The WSL World Tag Team Championship was a tag team championship in the Wrestling Superstars Live promotion. It was created in 1999 as the AWA Superstars of Wrestling World Tag Team Championship.

==Title history==

| Wrestlers: | Times: | Date: | Location: | Notes: |
| Heaven and Hell | 1 | June 27, 1999 | Fargo, North Dakota | Defeated The Bushwhackers (Butch and Luke) to become the inaugural champions. |
| The Golden Lion and Jonnie Stewart | 1 | September 6, 1999 | Bozeman, Montana | Defeated Heaven and Hell and two other teams in a four-way match. |
| Heaven and Hell | 2 | October 9, 1999 | Joliet, Illinois | Defeated The Golden Lion and The Iron Sheik, subbing for Stewart. |
| The Corporate Stooges (Tony DeNucci and Jonnie Stewart) | 1 | September 1, 2001 | Gallup, New Mexico |  |
| Native Blood (Ghostwalker and Navajo Warrior) | 1 | September 1, 2001 | Gallup, New Mexico |  |
| Models, Inc. (Charming Chad and Ghostwalker/G.Q. Gallo) | 1 | March 26, 2004 | Casa Grande, Arizona | Ghostwalker turned on Navajo Warrior and teamed with Charming Chad to defeat Navajo Warrior and Evan Karagias to win the championship.

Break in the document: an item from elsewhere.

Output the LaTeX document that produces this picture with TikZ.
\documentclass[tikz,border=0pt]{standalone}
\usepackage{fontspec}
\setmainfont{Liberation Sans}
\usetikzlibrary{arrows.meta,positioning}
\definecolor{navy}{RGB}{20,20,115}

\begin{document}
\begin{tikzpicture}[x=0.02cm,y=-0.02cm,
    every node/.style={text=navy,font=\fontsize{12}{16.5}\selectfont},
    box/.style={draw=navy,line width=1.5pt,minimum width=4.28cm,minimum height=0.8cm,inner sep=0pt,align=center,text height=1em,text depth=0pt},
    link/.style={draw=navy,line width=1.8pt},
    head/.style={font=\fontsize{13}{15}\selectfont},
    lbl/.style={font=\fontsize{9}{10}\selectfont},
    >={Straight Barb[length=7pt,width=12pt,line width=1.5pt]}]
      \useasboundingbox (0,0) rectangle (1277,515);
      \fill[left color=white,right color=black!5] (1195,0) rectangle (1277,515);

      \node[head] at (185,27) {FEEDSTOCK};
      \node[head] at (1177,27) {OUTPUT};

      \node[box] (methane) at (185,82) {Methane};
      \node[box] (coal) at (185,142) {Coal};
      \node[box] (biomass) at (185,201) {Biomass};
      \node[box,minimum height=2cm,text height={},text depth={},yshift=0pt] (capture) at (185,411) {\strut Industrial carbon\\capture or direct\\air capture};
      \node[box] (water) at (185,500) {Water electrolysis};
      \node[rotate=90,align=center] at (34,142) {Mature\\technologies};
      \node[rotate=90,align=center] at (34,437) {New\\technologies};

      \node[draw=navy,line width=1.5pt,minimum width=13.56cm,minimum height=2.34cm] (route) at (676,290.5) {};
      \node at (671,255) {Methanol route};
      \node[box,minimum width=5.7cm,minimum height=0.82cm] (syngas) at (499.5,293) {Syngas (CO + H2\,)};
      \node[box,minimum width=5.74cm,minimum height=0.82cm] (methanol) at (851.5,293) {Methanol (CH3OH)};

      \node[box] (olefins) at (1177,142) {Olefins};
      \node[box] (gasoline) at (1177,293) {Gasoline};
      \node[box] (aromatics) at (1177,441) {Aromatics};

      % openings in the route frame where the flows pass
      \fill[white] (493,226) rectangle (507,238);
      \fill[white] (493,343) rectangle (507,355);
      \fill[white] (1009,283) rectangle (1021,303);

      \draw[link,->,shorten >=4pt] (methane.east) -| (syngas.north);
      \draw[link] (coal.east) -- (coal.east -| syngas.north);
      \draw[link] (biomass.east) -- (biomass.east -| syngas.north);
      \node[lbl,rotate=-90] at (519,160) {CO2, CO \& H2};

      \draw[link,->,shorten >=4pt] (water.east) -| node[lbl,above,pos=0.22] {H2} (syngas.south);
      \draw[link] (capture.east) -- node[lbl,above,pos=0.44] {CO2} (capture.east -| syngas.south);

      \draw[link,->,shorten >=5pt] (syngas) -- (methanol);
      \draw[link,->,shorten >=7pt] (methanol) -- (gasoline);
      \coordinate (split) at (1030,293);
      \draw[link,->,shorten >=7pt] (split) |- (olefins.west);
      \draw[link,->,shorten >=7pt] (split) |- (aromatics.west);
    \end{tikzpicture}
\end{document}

Ghostwalker changed his name to G.Q. Gallo. |
Titles vacated in July 2004 when Charming Chad signs a developmental contract with World Wrestling Entertainment.

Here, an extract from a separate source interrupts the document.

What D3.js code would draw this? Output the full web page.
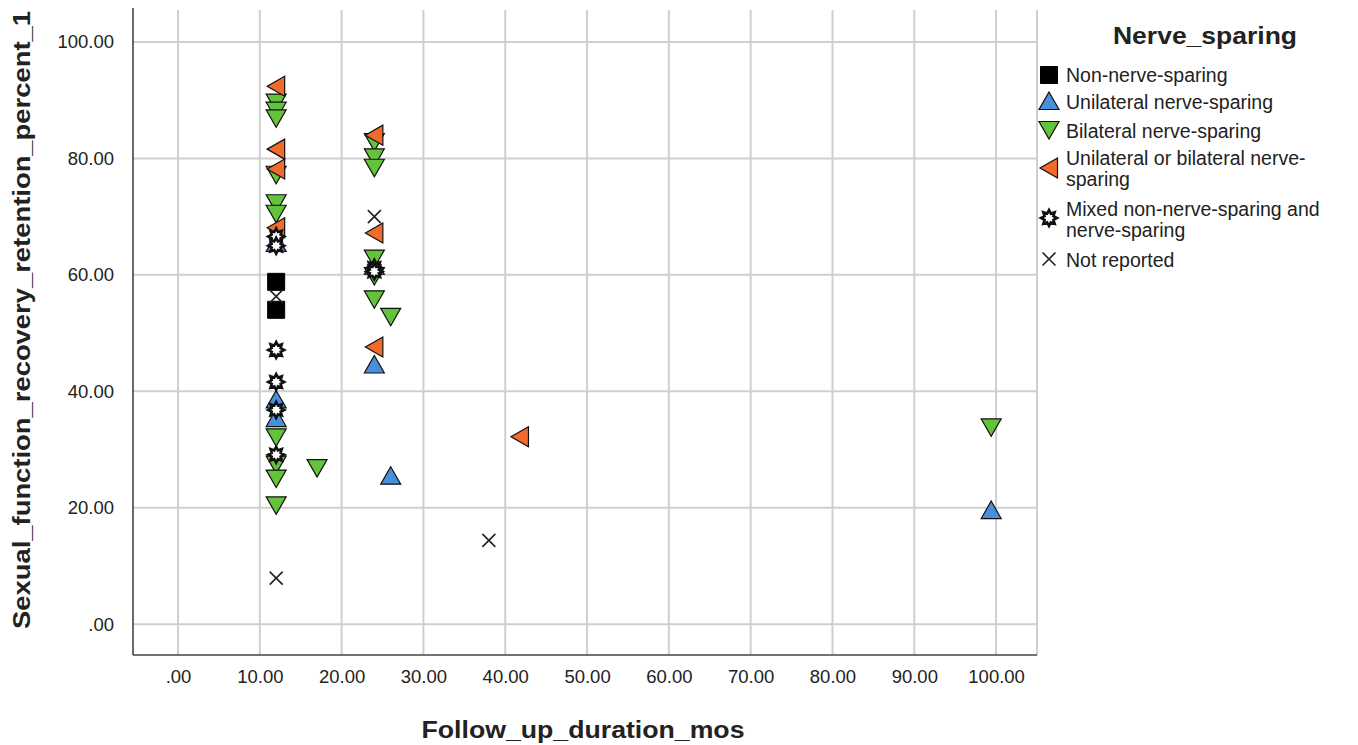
<!DOCTYPE html>
<html>
<head>
<meta charset="utf-8">
<script src="https://cdn.jsdelivr.net/npm/d3@7"></script>
<style>
  body { margin: 0; background: #fff; }
  text { font-family: "Liberation Sans", Arial, sans-serif; fill: #222; }
</style>
</head>
<body>
<div id="chart"></div>
<script>
// chart data
var categories = ["Non-nerve-sparing", "Unilateral nerve-sparing", "Bilateral nerve-sparing",
  "Unilateral or bilateral nerve-sparing", "Mixed non-nerve-sparing and nerve-sparing", "Not reported"];

var nonNerveX = [12, 12];
var nonNerveY = [58.8, 54.0];

var unilateralX = [12, 12, 12, 24, 24, 26, 99.4];
var unilateralY = [65.5, 38.6, 35.4, 61.6, 44.6, 25.5, 19.6];

var bilateralX = [12, 12, 12, 12, 12, 12, 12, 12, 12, 12, 17, 24, 24, 24, 24, 24, 24, 26, 99.4];
var bilateralY = [89.6, 88.2, 86.9, 77.2, 72.3, 70.5, 32.1, 27.4, 25.0, 20.4, 26.8, 82.8, 80.2, 78.4, 62.8, 59.8, 55.8, 52.8, 33.8];

var eitherX = [12, 12, 12, 12, 24, 24, 24, 41.8];
var eitherY = [92.4, 81.6, 78.2, 68.1, 84.0, 67.2, 47.6, 32.2];

var mixedX = [12, 12, 12, 12, 12, 12, 24, 24];
var mixedY = [66.6, 65.0, 47.1, 41.6, 36.8, 29.1, 61.2, 60.6];

var notReportedX = [12, 12, 24, 38];
var notReportedY = [56.3, 7.9, 70.0, 14.4];

var xTicks = [0, 10, 20, 30, 40, 50, 60, 70, 80, 90, 100];
var yTicks = [0, 20, 40, 60, 80, 100];

// svg setup
var svgWidth = 1358;
var svgHeight = 745;
var plot = { left: 133, right: 1037, top: 10, bottom: 655 };

var svg = d3.select("#chart").append("svg")
  .attr("width", svgWidth)
  .attr("height", svgHeight);

var xScale = d3.scaleLinear().domain([-5.5, 105]).range([plot.left, plot.right]);
var yScale = d3.scaleLinear().domain([-5.3, 105.5]).range([plot.bottom, plot.top]);

// gridlines
var grid = svg.append("g");
grid.selectAll("line.vg").data(xTicks).enter().append("line")
  .attr("x1", d => xScale(d)).attr("x2", d => xScale(d))
  .attr("y1", plot.top).attr("y2", plot.bottom)
  .attr("stroke", "#cfcfcf").attr("stroke-width", 2);
grid.selectAll("line.hg").data(yTicks).enter().append("line")
  .attr("x1", plot.left).attr("x2", plot.right)
  .attr("y1", d => yScale(d)).attr("y2", d => yScale(d))
  .attr("stroke", "#cfcfcf").attr("stroke-width", 2);
grid.append("line")
  .attr("x1", plot.right).attr("x2", plot.right)
  .attr("y1", plot.top).attr("y2", plot.bottom)
  .attr("stroke", "#cfcfcf").attr("stroke-width", 2);

// axes
var fmt = d => (d === 0 ? ".00" : d3.format(".2f")(d));

var bottomAxis = d3.axisBottom(xScale).tickValues(xTicks).tickFormat(fmt).tickSize(0).tickPadding(15);
var leftAxis = d3.axisLeft(yScale).tickValues(yTicks).tickFormat(fmt).tickSize(0).tickPadding(19);

var xAxis = svg.append("g")
  .attr("transform", `translate(0, ${plot.bottom})`)
  .call(bottomAxis);
var yAxis = svg.append("g")
  .attr("transform", `translate(${plot.left}, 0)`)
  .call(leftAxis);

[xAxis, yAxis].forEach(function(ax) {
  ax.select(".domain").remove();
  ax.selectAll("text")
    .style("font-size", "18.5px")
    .style("font-family", "'Liberation Sans', Arial, sans-serif")
    .attr("fill", "#2a2a2a");
});

svg.append("line")
  .attr("x1", plot.left).attr("x2", plot.left)
  .attr("y1", plot.top - 2).attr("y2", plot.bottom)
  .attr("stroke", "#444").attr("stroke-width", 1.6);
svg.append("line")
  .attr("x1", plot.left).attr("x2", plot.right)
  .attr("y1", plot.bottom).attr("y2", plot.bottom)
  .attr("stroke", "#444").attr("stroke-width", 1.6);

// axis titles
svg.append("text")
  .attr("x", 583).attr("y", 738)
  .attr("text-anchor", "middle")
  .style("font-size", "23px").style("font-weight", "bold")
  .attr("textLength", 323).attr("lengthAdjust", "spacingAndGlyphs")
  .text("Follow_up_duration_mos");

svg.append("text")
  .attr("transform", "translate(30, 320) rotate(-90)")
  .attr("text-anchor", "middle")
  .style("font-size", "23px").style("font-weight", "bold")
  .attr("textLength", 618).attr("lengthAdjust", "spacingAndGlyphs")
  .text("Sexual_function_recovery_retention_percent_1");

// marker shapes
function squarePath(s) {
  var h = s / 2;
  return `M${-h},${-h}H${h}V${h}H${-h}Z`;
}
function triUpPath(s) {
  var h = s / 2;
  return `M0,${-h * 0.9}L${h},${h * 0.85}L${-h},${h * 0.85}Z`;
}
function triDownPath(s) {
  var h = s / 2;
  return `M${-h},${-h * 0.85}L${h},${-h * 0.85}L0,${h * 0.9}Z`;
}
function triLeftPath(s) {
  var h = s / 2;
  return `M${-h * 0.9},0L${h * 0.85},${-h}L${h * 0.85},${h}Z`;
}
function starPath(s) {
  var ro = s / 2, ri = s * 0.3, pts = [];
  for (var i = 0; i < 16; i++) {
    var r = i % 2 === 0 ? ro : ri;
    var a = Math.PI * i / 8 - Math.PI / 2;
    pts.push([r * Math.cos(a), r * Math.sin(a)]);
  }
  return "M" + pts.map(p => p[0].toFixed(2) + "," + p[1].toFixed(2)).join("L") + "Z";
}
function crossPath(s) {
  var h = s / 2;
  return `M${-h},${-h}L${h},${h}M${h},${-h}L${-h},${h}`;
}

var seriesList = [
  { name: categories[0], xs: nonNerveX, ys: nonNerveY, path: squarePath(17), fill: "#000", stroke: "#000", sw: 1 },
  { name: categories[1], xs: unilateralX, ys: unilateralY, path: triUpPath(20), fill: "#4a8fdc", stroke: "#111", sw: 1.2 },
  { name: categories[2], xs: bilateralX, ys: bilateralY, path: triDownPath(20), fill: "#63c33a", stroke: "#111", sw: 1.2 },
  { name: categories[3], xs: eitherX, ys: eitherY, path: triLeftPath(20), fill: "#f26a2c", stroke: "#111", sw: 1.2 },
  { name: categories[4], xs: mixedX, ys: mixedY, path: starPath(16), fill: "#fff", stroke: "#111", sw: 2.6 },
  { name: categories[5], xs: notReportedX, ys: notReportedY, path: crossPath(13), fill: "none", stroke: "#222", sw: 1.6 }
];

// draw points
seriesList.forEach(function(s) {
  var pts = s.xs.map((x, i) => ({ x: x, y: s.ys[i] }));
  svg.append("g").selectAll("path")
    .data(pts)
    .enter()
    .append("path")
    .attr("d", s.path)
    .attr("transform", d => `translate(${xScale(d.x)}, ${yScale(d.y)})`)
    .attr("fill", s.fill)
    .attr("stroke", s.stroke)
    .attr("stroke-width", s.sw)
    .attr("stroke-linejoin", "miter");
});

// legend
var legend = svg.append("g");
legend.append("text")
  .attr("x", 1205).attr("y", 44)
  .attr("text-anchor", "middle")
  .style("font-size", "23px").style("font-weight", "bold")
  .attr("textLength", 184).attr("lengthAdjust", "spacingAndGlyphs")
  .text("Nerve_sparing");

var legendRows = [
  { markerY: 75, lines: ["Non-nerve-sparing"], y0: 82 },
  { markerY: 101, lines: ["Unilateral nerve-sparing"], y0: 109 },
  { markerY: 130, lines: ["Bilateral nerve-sparing"], y0: 138 },
  { markerY: 168, lines: ["Unilateral or bilateral nerve-", "sparing"], y0: 165 },
  { markerY: 218, lines: ["Mixed non-nerve-sparing and", "nerve-sparing"], y0: 216 },
  { markerY: 259, lines: ["Not reported"], y0: 267 }
];

legendRows.forEach(function(row, i) {
  var s = seriesList[i];
  legend.append("path")
    .attr("d", s.path)
    .attr("transform", `translate(1049, ${row.markerY})`)
    .attr("fill", s.fill)
    .attr("stroke", s.stroke)
    .attr("stroke-width", s.sw);
  row.lines.forEach(function(line, j) {
    legend.append("text")
      .attr("x", 1066)
      .attr("y", row.y0 + j * 21)
      .style("font-size", "19.5px")
      .text(line);
  });
});
</script>
</body>
</html>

| The Henchmen (Buddha the Beast and Venom) | 1 | July 2004 | Chicago, Illinois | Awarded the titles. |
Titles vacated in 2005 in order to be put on the line in a tournament.

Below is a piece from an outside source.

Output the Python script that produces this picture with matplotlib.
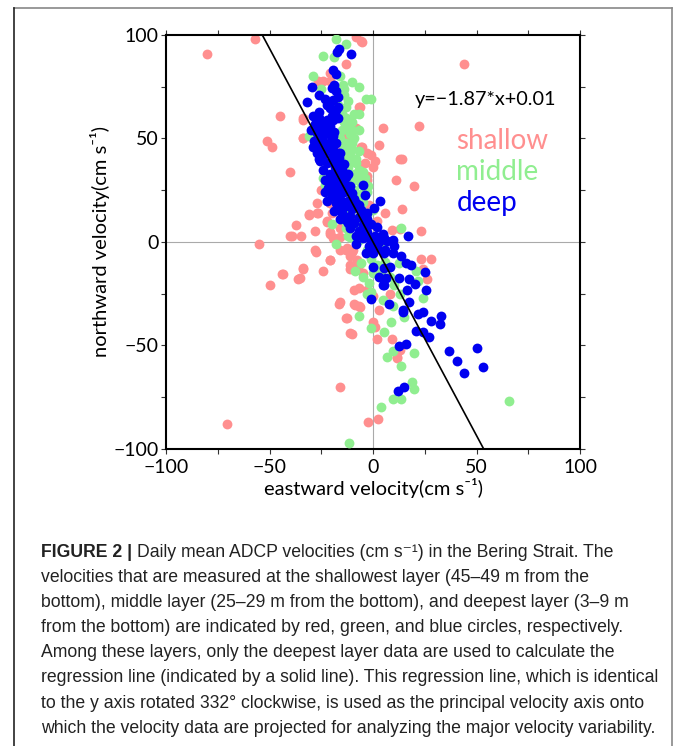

| The Henchmen (Buddha the Beast and Venom) | 2 | December 5, 2005 | Las Vegas, Nevada |  |
| Team Macktion (Kirby and T.J. Mack) | 1 | June 14, 2006 | Indianapolis, Indiana |  |
| The Old School Blondes (Steve Corino and Ricky Landell) | 1 | June 14, 2006 | Indianapolis, Indiana |  |
| The New Generation Dynasty (Ric Converse and Xsiris) | 1 | March 23, 2007 | Cameron, North Carolina | Defeated Ricky Landell and Jonnie Stewart, subbing for Corino, who was on an Australian tour. |
Titles vacated on June 13, 2007 and awarded to Jonnie Stewart and Ricky Landell.
| Jonnie Stewart and Ricky Landell | 1 | June 13, 2007 | Indianapolis, Indiana |  |
| Buff Bagwell and The Patriot | 1 | June 13, 2007 | Indianapolis, Indiana |  |
Titles vacated in June 2007.
| The Heartbreak Express (Phil and Sean Davis) | 1 | October 6, 2007 | Shawano, Wisconsin | Won an 18-team tournament for vacant titles. |
| Frankie DeFalco and Jake Milliman | 1 | February 8, 2008 | — |  |
| The Heartbreak Express (Phil and Sean Davis) | 1 | February 25, 2008 | — |  |
| Team Vision (Chasyn Rance and Mister Saint Laurent) | 1 | April 18, 2008 | Fayetteville, West Virginia | The Heartbreak Express did not appear to make a scheduled defense so promoter Dale Gagne ordered that the winners of a 2008 Mountain Mayhem tournament match between Team Vision and Team Macktion (Kirby and T.J. Mack) be declared the new champions. |
Titles vacated in late 2008. WSL goes out of business on February 21, 2009 but the titles continued to exist. A tournament to fill the titles was to be held in Statesville, North Carolina on March 6, 2009; there is no indication that the tournament was ever held. A match to fill the titles was scheduled for Sheridan, Colorado on May 29, 2009 but that match was not held when the venue cancelled the event over trademark violations. The championships were retired in late 2009, though Team Vision continued to defend a version of the titles until 2012.